The yin and yang of litigation creates interesting alternatoives. Today, we hear some on the defense side complain bitterly that “meritless” lawsuits are awful and that more investigation should be required before any suit is filed. Consider, for example, any med mal statute that requires  a series of pre-suit steps. On the flip side, I was struck by Steve McConnell’s  July 9, 2014 post at Drug and Device blog. There, he (reviewed movies – worth reading by itself) endorsed a court’s view that product liability statutes of limitation should begin to run the day a plaintiff knows something adverse happened (in this case, a uterus was pierced by an IUD).
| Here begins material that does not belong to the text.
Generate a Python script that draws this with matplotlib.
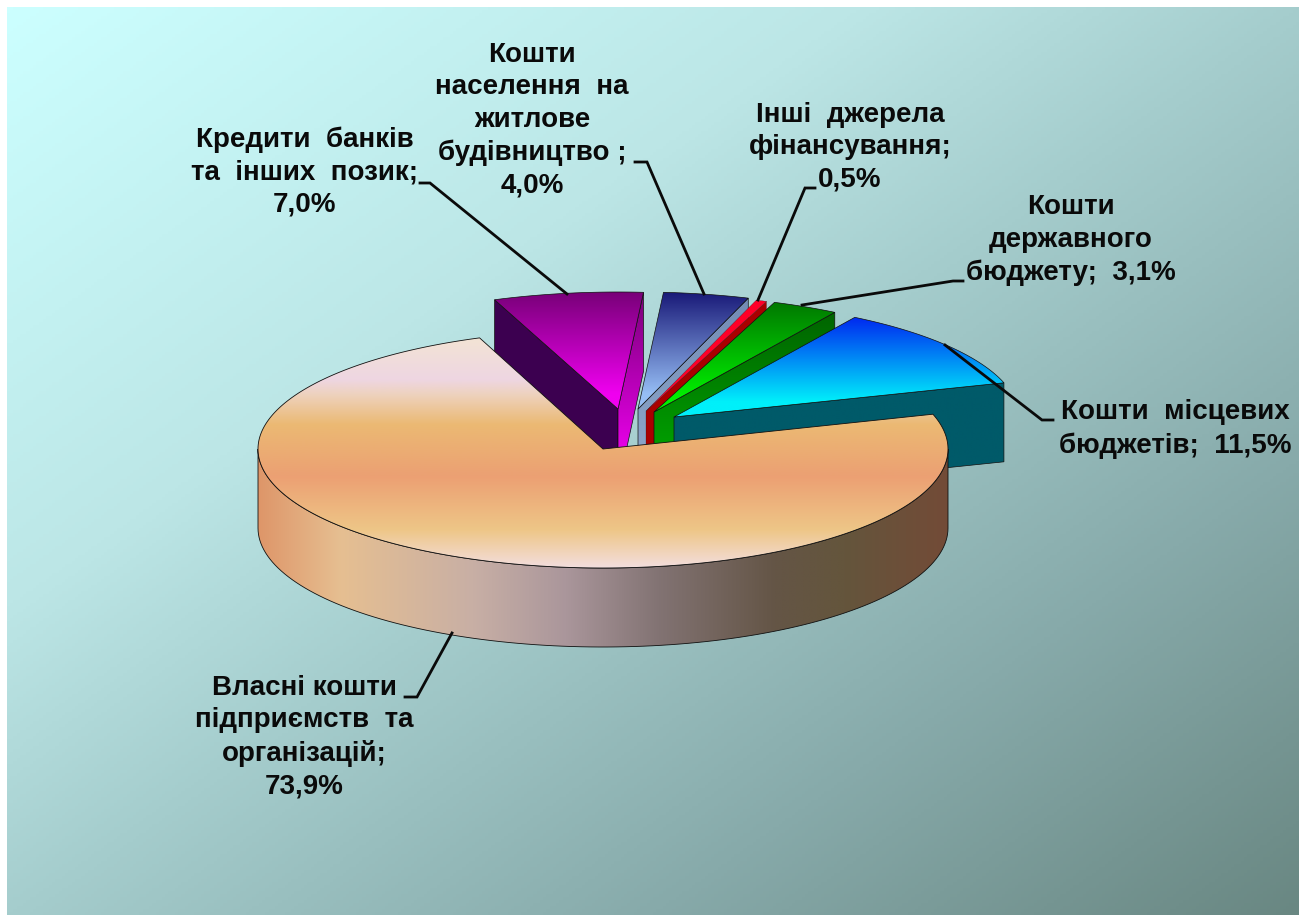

According to Steve:

“The statute of limitations starts running from accrual, which is the date “the plaintiff first becomes entitled to sue the defendant based upon a legal wrong attributed to the latter,’ even if the plaintiff is unaware of the injury.”  The limitations period is tolled until the plaintiff discovers, or through the exercise of reasonable diligence should have discovered, the nature of her injury.  The discovery rule applies only where the nature of the injury is inherently undiscoverable.  Here is what is important about Truitt: the court avoids the epistemological quagmire into which too many courts sink, and makes clear that accrual does not await the plaintiff’s discovery of “the legal theory for holding a defendant liable for the action to accrue.”  Awareness of injury is enough and starts the clock.”   

The rule argued for by Steve of course offers multiple benefits to the defense side –  greater simplicity, less to litigate and starts the statute earlier, thereby probably barring more claims. But, on the flip side, it means lawyers need to bring claims before the body of evidence is more fully developed as to the merit of the claims. Thus, the yin and yang of litigation.